При всем несходстве эстетических манер Любимова и Ефремова их объединяло то, что они были скованы одной цепью - Советской властью. Рвали они ее каждый по-своему.
...В советское время театр для кого-то был схимой. Для кого-то - праздником. Для кого-то - амвоном, кафедрой, с коих можно было проповедовать. Для кого-то он мог стать эстетической лабораторией.
Люди шли в театр, потому что бежали от жизни. И те, кто его делали. И те, кто его потребляли.
Ефремов чувствовал и сознавал себя наследником и продолжателем учения Станиславского. Ему нравилось выражение Станиславского о театре - «оглушающая правда». Потому как ему, Ефремову, мало было на сцене одной достоверности, ему требовалась достоверность чрезвычайная. И театр здесь был уже не более, чем метафорой, иносказанием. На самом-то деле мастера не удовлетворяла степень достоверности самой жизненной среды, жизненной материи. Ему в самой жизни не доставало правды, глубины, естественности. Ему в жизни нечего было делать со своей собственной убедительностью. Потому и пришел в театр.
Возможно, это ключ к пониманию реформаторского подвига и самого Станиславского. Он не театральную систему обновлял. Он обновлял саму реальность. Не в социально-политическом смысле, разумеется, а в смысле элементарно этическом. Глубокая, то есть глубинная жизнь на сцене противостояла плоской, одномерной жизни в жизни.
Его знаменитое и истовое «Не верю!» в сущности было адресовано не актеру, что-то изображающему, а самой действительности, что являлась жалким неуклюжим подражанием томившей его «ошеломляющей правды».
Станиславский не верил той действительности, что была за пределами его МХТ на рубеже веков.
Ефремов не верил действительности советской. Он много пытал и испытывал ее саму и ее догматы на достоверность, на всамделишность. А она была скверным учеником, хронически не успевавшим по всем предметам. Он ей ставил зачеты, на что-то надеясь. Или уже ни на что не надеясь. Он за нее отвечал, он ее придумывал в своих спектаклях про сталеваров, партийных работников, про интеллигентного Ильича и его интеллигентных соратников.
Шестидесятничество героически строило замки на фундаменте из надежд и иллюзий.
Известный театровед Анатолий Смелянский вспомнил о разговоре Ефремова с Горбачевым, случившемся на заре перестройки. Горбачев в тот момент себя чувствовал соратником театрального демиурга. Тогда казалось, ну вот подошло время реализовать гуманный проект социализма с человеческим лицом, поставить невиданный доселе Спектакль. Генсек - в роли прораба. Шестидесятники в роли зодчих, подбадривая его, предвкушают реализацию своих замыслов, коим, увы, не суждено было сбыться.
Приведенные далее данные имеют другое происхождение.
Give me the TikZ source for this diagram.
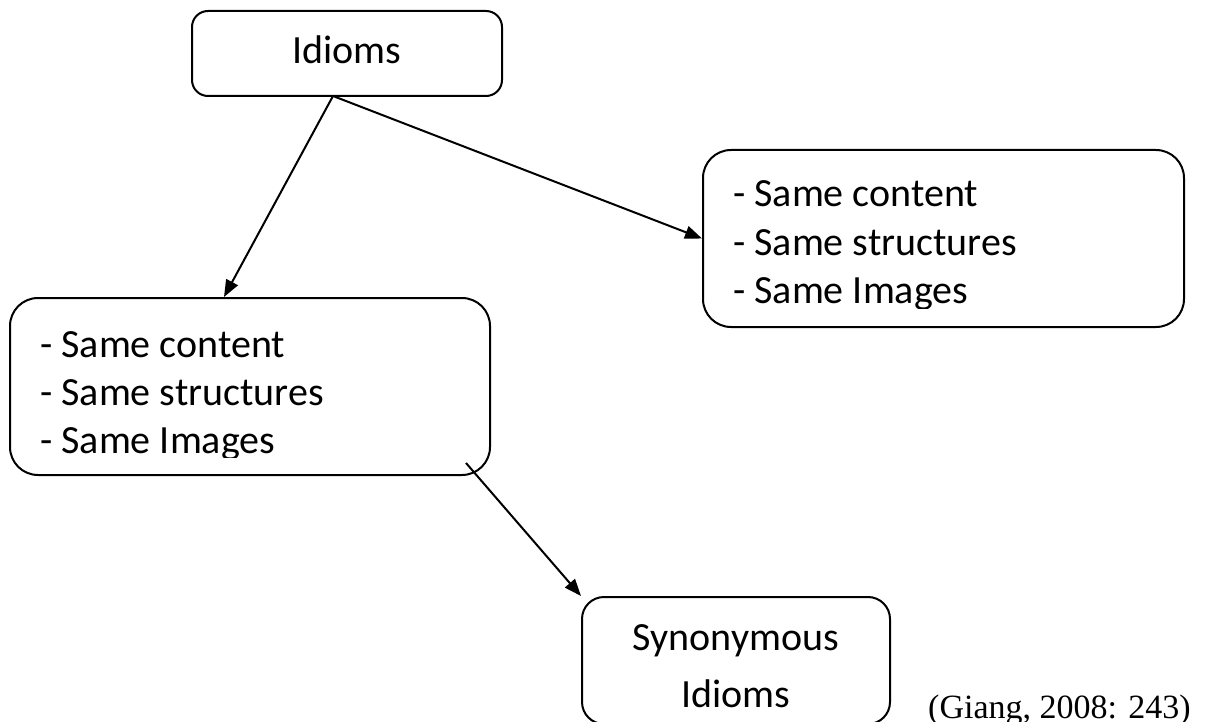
\documentclass[tikz,border=0pt]{standalone}
\usepackage{fontspec}
\setmainfont{Carlito}
\newfontfamily\citefont{Liberation Serif}
\usetikzlibrary{arrows.meta,calc}
\def\boxnode{\node[draw=black,line width=2pt,rounded corners=28pt,inner sep=0pt]}
\def\txtnode{\node[inner sep=0pt,font=\fontsize{40}{48}\selectfont]}
\def\drawarrow{\draw[line width=2pt,-{Triangle[length=17pt,width=13pt]}]}

\begin{document}
\begin{tikzpicture}[x=1pt,y=-1pt]
\useasboundingbox (0,0) rectangle (1205,722);
% boxes
\boxnode[rounded corners=16pt,minimum width=310pt,minimum height=85pt] (idioms) at (347,53.5) {};
\boxnode[minimum width=480pt,minimum height=177pt] (sameL) at (250,386.5) {};
\boxnode[minimum width=481pt,minimum height=177pt] (sameR) at (943.5,238.5) {};
\boxnode[rounded corners=22pt,minimum width=308pt,minimum height=127pt] (syn) at (736,660.5) {};
% texts
\txtnode[anchor=base] (idmtxt) at (347,64) {Idioms};
\begin{scope}
\clip (10,298) rectangle (490,457);
\txtnode[anchor=base west] (lcont) at (40,357) {- Same content};
\txtnode[anchor=base west] (lstruc) at (40,405) {- Same structures};
\txtnode[anchor=base west] (limg) at (40,453) {- Same Images};
\end{scope}
\begin{scope}
\clip (703,150) rectangle (1184,308);
\txtnode[anchor=base west] (rcont) at (733,207) {- Same content};
\txtnode[anchor=base west] (rstruc) at (733,255) {- Same structures};
\txtnode[anchor=base west] (rimg) at (733,303) {- Same Images};
\end{scope}
\txtnode[anchor=base] (syntxt) at (736,650) {Synonymous};
\txtnode[anchor=base] (synidm) at (736,707) {Idioms};
\node[anchor=base west,inner sep=0pt,font=\citefont\fontsize{34}{40}\selectfont] (cite) at (928,718) {(Giang, 2008: 243)};
% arrows
\coordinate (fork) at (333,96);
\coordinate (tail) at (466,463);
\drawarrow (fork) -- ($(sameL.north west)+(215,0)$);
\drawarrow (fork) -- (sameR.west);
\drawarrow (tail) -- (syn.north west);
\end{tikzpicture}
\end{document}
Замыслы оказались недостаточно достоверными. Как и жизнь.
Перестроечник Горбачев по сию пору живет с сознанием, что проект был правильный, да воплотить в жизнь ему помешали.
Ефремов себе этой иллюзии не позволил.
Не зрители не поверили. Жизнь не поверила.
Так, как планировалось в спектакле «Большевики», а затем и в спектакле «Так победим», не вышло. Так не победили.
Он вернулся в классику, туда, где жизнь достовернее всего. И глубже, и совестливее, и честнее.
Любимов поначалу взбунтовался не против советской Системы, а против системы театральной имени Станиславского, которая имела в нашем отечестве почти такой же статус, как учение Ленина.
Именно Система Станиславского была для него, в первую очередь, оковами, веригами. Потому от театра переживания имени Чехова обратился к театру представления имени Брехта. Его бунт с самого начала приобрел характер сугубо эстетический. Но понят и воспринят был и публикой и идеологическими вертухаями как политический. И видимо, не случайно. Советский режим в 70-х - 80-х годах все более осознавался как нечто несовместимое не просто со свободной жизнью, но и со всякой живой жизнью вообще.
Любимов не захотел остаться пленником (хотя бы и почетным) у остановившегося Времени. Он покинул страну и вернулся в нее, когда оно снова пошло.
Когда оно снова затикало, многие творческие шестидесятники, оставшись наедине с реальностью, рынком, с публикой обнаружили, что им особенно нечего сказать.
Сегодня иные из них говорят: "Тогда я писал, снимал, ставил то, что хотел".
Драма и травма тех мастеров состоит в том, что их художественные "хотения" были по преимуществу коротенькими, узенькими - школа конформизма разъедала талантливого человека изнутри.
Теперь выяснилось, что несвобода сплачивала и вдохновляла людей свободных профессий, а свобода - это сплошные обязательства. Перед историей и самим собой.
Золотая рыбка, послужившая на посылках у владычицы морской, предпочитает пучине аквариум.
Любимовский спектакль «Добрый человек из Сезуана» - притча на все времена. Она о раздвоенном сознании и двуличии всего Сущего. В том числе и Добра. В том числе и Зла.
Ля комедия еще не финита, судя по новому спектаклю Юрия Любимова «Горе от ума. Горе уму. Горе ума».